Charts and diagrams as code:
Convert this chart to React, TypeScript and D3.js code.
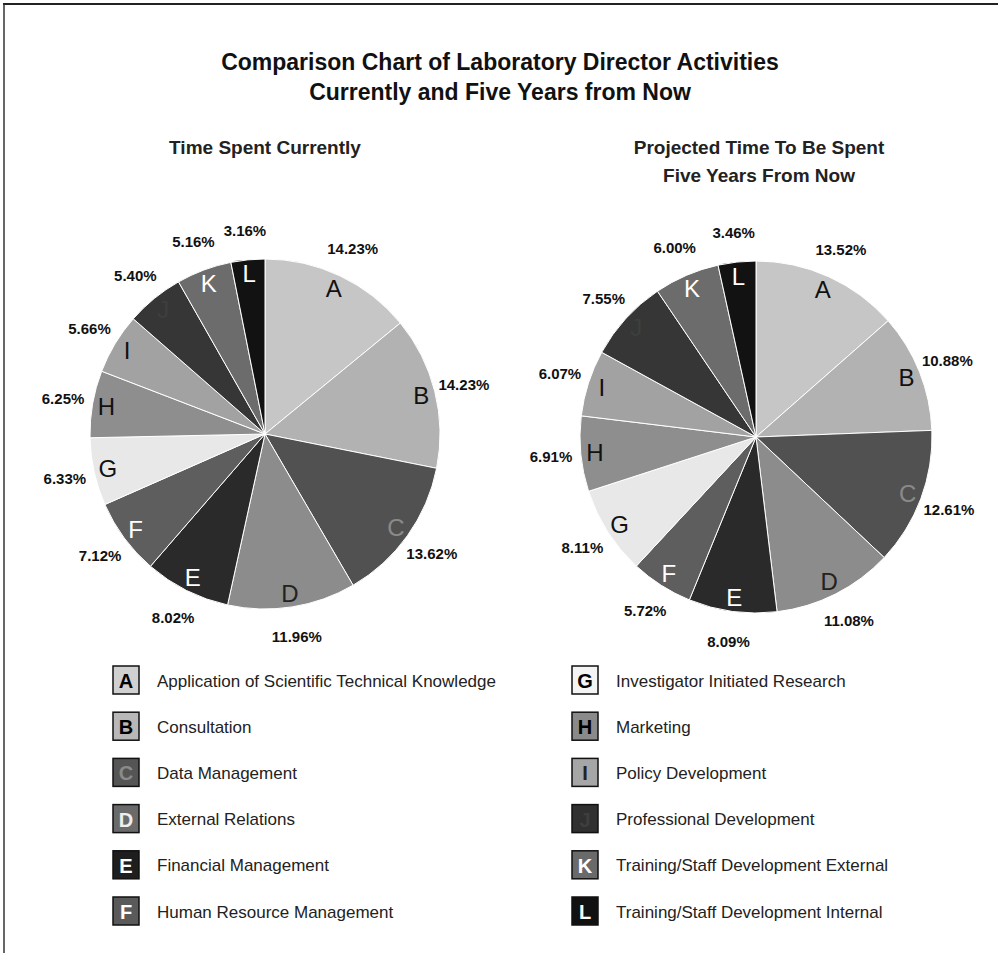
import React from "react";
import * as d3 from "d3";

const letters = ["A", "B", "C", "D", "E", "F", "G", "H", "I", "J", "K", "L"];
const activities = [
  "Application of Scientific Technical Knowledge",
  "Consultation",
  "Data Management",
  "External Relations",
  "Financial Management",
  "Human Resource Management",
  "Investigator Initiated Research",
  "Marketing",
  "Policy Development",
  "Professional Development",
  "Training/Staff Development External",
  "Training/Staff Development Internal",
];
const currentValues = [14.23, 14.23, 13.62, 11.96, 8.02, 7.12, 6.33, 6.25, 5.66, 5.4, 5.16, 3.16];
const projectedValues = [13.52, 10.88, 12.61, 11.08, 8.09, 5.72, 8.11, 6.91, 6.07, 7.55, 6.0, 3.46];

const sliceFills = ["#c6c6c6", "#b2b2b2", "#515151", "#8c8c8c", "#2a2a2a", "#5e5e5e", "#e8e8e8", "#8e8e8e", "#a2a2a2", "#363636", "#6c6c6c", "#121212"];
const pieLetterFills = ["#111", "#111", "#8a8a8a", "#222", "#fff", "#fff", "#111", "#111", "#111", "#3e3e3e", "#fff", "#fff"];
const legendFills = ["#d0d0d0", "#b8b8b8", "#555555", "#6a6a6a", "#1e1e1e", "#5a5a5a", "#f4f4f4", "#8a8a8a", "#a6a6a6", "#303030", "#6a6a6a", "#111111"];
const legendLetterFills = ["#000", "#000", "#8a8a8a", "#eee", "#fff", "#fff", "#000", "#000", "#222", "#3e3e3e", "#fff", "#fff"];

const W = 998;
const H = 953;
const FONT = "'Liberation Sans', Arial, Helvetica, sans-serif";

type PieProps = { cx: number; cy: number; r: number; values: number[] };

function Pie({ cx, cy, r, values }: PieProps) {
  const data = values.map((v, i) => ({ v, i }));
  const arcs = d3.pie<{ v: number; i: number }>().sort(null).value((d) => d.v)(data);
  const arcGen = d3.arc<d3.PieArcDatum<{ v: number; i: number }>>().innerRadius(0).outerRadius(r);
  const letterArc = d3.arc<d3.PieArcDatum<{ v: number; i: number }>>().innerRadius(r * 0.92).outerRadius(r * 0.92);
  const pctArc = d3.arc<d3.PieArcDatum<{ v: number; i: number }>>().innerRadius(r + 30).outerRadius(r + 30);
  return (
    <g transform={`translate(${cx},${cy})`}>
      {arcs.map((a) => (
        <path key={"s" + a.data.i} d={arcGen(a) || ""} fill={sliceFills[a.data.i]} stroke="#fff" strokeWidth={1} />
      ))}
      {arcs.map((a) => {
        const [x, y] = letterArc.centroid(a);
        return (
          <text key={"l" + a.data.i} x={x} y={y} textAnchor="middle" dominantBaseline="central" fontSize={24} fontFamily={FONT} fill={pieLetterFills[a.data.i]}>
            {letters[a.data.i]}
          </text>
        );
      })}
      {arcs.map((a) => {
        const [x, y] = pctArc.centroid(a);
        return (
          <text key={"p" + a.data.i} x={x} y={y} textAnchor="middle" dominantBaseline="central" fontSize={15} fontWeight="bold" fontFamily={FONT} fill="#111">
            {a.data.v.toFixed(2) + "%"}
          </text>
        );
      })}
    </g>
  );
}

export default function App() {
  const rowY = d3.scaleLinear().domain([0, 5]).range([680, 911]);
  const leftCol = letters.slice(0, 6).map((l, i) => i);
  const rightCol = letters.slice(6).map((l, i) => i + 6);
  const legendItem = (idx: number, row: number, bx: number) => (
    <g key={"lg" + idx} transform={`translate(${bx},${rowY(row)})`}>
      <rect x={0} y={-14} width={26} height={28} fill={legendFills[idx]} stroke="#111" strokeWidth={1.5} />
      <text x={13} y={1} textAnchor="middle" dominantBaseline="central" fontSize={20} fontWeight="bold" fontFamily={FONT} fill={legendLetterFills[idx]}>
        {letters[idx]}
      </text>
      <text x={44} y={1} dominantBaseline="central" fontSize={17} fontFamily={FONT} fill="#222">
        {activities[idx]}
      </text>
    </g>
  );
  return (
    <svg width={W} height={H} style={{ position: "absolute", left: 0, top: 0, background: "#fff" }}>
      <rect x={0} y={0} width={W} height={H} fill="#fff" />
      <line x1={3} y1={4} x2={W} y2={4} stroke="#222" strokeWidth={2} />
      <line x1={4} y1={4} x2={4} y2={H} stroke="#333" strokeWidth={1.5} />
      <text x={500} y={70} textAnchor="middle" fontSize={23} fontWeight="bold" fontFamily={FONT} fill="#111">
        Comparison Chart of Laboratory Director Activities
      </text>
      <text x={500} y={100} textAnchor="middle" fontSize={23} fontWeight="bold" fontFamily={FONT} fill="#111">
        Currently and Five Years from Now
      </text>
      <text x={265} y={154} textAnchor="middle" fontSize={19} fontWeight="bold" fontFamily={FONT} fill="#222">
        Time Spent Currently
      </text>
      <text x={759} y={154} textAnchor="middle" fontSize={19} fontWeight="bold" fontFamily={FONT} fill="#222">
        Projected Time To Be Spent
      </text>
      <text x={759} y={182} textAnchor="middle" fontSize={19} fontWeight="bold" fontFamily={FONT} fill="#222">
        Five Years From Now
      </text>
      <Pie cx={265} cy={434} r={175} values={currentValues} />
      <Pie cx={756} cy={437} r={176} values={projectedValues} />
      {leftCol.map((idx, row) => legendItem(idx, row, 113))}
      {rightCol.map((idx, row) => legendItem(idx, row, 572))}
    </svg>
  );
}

---

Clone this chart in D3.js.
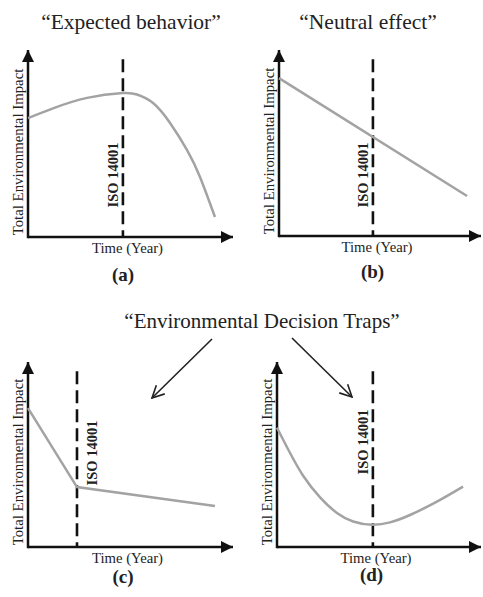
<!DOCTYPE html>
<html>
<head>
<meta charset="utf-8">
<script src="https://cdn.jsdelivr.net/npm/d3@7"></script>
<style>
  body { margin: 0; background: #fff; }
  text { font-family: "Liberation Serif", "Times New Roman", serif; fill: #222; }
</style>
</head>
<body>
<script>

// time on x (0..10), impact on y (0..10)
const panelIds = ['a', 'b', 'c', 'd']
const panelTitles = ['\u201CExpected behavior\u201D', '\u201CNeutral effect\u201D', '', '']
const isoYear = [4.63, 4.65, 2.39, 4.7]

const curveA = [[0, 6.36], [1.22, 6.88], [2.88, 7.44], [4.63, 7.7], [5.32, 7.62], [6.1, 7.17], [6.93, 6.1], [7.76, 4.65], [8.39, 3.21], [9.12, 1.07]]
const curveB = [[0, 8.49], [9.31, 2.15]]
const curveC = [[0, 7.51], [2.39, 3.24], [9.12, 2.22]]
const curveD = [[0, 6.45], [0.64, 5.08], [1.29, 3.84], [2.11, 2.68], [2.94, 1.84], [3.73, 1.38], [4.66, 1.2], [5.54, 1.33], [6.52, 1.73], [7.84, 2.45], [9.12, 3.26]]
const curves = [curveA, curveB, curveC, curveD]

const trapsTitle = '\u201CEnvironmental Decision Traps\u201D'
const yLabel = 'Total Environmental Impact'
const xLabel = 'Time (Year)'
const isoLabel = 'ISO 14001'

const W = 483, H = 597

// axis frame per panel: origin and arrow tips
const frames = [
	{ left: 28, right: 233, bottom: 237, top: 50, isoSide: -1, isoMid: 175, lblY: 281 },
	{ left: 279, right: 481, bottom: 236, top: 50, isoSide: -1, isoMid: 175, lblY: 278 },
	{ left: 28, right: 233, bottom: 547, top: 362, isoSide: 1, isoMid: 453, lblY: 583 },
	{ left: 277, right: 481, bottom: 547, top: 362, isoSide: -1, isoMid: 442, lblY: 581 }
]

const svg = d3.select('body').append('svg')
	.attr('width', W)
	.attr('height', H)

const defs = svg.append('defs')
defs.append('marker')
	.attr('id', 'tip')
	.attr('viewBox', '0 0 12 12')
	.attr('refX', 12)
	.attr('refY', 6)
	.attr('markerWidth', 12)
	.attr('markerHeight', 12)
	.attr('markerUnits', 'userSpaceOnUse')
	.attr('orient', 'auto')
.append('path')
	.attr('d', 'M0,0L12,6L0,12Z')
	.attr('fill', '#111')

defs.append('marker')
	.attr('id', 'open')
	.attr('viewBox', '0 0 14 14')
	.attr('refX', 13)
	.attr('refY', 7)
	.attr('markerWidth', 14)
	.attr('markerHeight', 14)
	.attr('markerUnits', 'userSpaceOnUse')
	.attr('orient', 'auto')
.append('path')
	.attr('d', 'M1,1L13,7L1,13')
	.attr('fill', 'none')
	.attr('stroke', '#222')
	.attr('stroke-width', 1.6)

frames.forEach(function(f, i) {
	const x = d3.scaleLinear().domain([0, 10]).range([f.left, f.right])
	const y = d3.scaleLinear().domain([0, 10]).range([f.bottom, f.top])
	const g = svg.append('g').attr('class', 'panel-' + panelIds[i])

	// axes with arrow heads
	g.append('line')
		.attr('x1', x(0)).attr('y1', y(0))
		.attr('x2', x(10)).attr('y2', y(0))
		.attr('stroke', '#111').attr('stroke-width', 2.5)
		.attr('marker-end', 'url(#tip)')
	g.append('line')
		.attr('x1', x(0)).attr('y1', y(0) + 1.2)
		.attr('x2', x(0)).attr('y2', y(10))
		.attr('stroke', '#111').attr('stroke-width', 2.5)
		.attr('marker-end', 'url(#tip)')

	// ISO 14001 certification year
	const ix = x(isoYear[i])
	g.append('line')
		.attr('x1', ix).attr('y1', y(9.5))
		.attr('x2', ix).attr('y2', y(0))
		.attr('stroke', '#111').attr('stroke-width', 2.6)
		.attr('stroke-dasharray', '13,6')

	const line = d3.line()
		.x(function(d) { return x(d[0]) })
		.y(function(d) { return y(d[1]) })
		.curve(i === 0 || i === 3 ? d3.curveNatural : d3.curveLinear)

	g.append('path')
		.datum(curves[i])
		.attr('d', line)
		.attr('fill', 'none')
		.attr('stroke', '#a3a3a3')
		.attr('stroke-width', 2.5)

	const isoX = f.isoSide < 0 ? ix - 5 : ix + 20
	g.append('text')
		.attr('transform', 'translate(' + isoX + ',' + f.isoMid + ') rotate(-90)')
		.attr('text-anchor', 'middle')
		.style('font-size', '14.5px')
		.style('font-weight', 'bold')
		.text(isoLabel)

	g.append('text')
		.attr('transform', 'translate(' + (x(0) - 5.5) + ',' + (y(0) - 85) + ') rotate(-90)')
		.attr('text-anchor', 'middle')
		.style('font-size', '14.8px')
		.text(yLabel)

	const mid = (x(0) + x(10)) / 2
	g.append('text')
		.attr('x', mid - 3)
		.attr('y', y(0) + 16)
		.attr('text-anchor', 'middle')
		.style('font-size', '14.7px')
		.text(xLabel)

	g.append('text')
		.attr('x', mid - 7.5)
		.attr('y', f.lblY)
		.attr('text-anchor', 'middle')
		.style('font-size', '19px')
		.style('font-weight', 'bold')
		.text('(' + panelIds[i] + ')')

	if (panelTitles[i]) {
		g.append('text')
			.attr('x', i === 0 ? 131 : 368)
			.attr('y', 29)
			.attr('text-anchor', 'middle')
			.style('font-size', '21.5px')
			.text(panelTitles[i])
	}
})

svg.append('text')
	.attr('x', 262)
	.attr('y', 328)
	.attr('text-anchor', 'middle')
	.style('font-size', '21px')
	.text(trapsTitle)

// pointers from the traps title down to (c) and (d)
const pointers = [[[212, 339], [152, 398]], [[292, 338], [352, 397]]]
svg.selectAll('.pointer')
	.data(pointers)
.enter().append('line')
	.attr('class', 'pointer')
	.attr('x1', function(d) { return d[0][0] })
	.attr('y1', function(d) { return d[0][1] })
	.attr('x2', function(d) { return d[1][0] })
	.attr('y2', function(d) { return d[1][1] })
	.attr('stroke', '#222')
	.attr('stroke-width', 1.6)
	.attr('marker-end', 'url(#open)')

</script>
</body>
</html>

--

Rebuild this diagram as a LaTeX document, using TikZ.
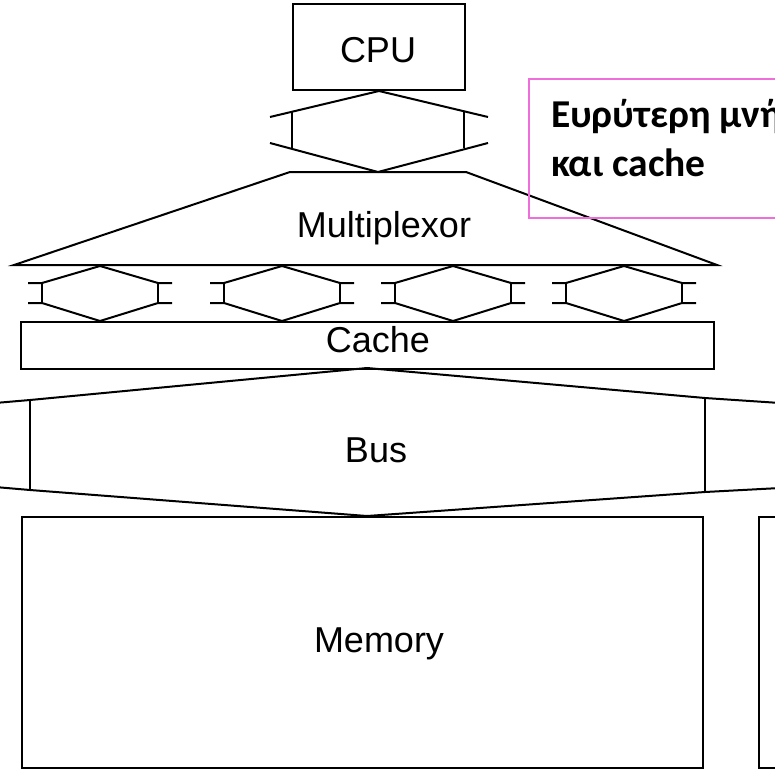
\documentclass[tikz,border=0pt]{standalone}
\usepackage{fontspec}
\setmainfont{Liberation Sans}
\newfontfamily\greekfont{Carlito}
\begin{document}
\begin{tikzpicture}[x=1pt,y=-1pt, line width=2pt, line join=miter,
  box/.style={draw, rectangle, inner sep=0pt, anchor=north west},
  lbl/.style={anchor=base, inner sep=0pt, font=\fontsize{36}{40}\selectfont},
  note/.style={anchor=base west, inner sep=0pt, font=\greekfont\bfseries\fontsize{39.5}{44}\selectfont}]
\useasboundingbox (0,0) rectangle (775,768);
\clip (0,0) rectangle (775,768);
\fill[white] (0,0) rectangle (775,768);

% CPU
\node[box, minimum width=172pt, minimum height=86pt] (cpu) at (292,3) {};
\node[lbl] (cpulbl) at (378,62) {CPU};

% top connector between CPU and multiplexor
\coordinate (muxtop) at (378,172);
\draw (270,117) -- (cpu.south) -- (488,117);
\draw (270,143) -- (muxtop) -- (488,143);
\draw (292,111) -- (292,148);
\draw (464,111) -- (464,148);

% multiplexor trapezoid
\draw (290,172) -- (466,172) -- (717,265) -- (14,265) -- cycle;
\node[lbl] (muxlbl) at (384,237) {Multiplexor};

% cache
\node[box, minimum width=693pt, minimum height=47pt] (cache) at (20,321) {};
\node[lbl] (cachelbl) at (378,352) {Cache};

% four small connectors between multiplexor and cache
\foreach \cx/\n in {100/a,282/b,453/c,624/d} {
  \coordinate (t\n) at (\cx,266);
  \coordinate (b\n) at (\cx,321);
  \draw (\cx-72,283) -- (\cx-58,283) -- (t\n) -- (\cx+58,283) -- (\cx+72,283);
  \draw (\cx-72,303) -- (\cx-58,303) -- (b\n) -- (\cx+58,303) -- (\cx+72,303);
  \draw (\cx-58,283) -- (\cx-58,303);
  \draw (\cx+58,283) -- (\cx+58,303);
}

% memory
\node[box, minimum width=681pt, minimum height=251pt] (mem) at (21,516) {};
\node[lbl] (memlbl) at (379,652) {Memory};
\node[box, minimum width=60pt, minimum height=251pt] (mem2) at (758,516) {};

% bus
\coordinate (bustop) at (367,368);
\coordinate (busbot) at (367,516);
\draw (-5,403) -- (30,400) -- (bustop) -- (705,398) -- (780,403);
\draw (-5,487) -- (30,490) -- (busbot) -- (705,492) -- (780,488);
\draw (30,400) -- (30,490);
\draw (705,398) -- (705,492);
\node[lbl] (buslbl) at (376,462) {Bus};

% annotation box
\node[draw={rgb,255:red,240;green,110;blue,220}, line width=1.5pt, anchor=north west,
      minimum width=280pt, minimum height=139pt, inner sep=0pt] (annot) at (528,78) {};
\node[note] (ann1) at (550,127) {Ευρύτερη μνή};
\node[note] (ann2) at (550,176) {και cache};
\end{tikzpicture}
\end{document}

### INSTRUCTIONS TO FOLLOW
Extract the part of the records that opens with the line containing "Convert this chart" and closes with the line containing "7.55, 6.0, 3.46];". Take only those lines, exactly, and no pictures.

### TASK ANSWER
Convert this chart to React, TypeScript and D3.js code.
import React from "react";
import * as d3 from "d3";

const letters = ["A", "B", "C", "D", "E", "F", "G", "H", "I", "J", "K", "L"];
const activities = [
  "Application of Scientific Technical Knowledge",
  "Consultation",
  "Data Management",
  "External Relations",
  "Financial Management",
  "Human Resource Management",
  "Investigator Initiated Research",
  "Marketing",
  "Policy Development",
  "Professional Development",
  "Training/Staff Development External",
  "Training/Staff Development Internal",
];
const currentValues = [14.23, 14.23, 13.62, 11.96, 8.02, 7.12, 6.33, 6.25, 5.66, 5.4, 5.16, 3.16];
const projectedValues = [13.52, 10.88, 12.61, 11.08, 8.09, 5.72, 8.11, 6.91, 6.07, 7.55, 6.0, 3.46];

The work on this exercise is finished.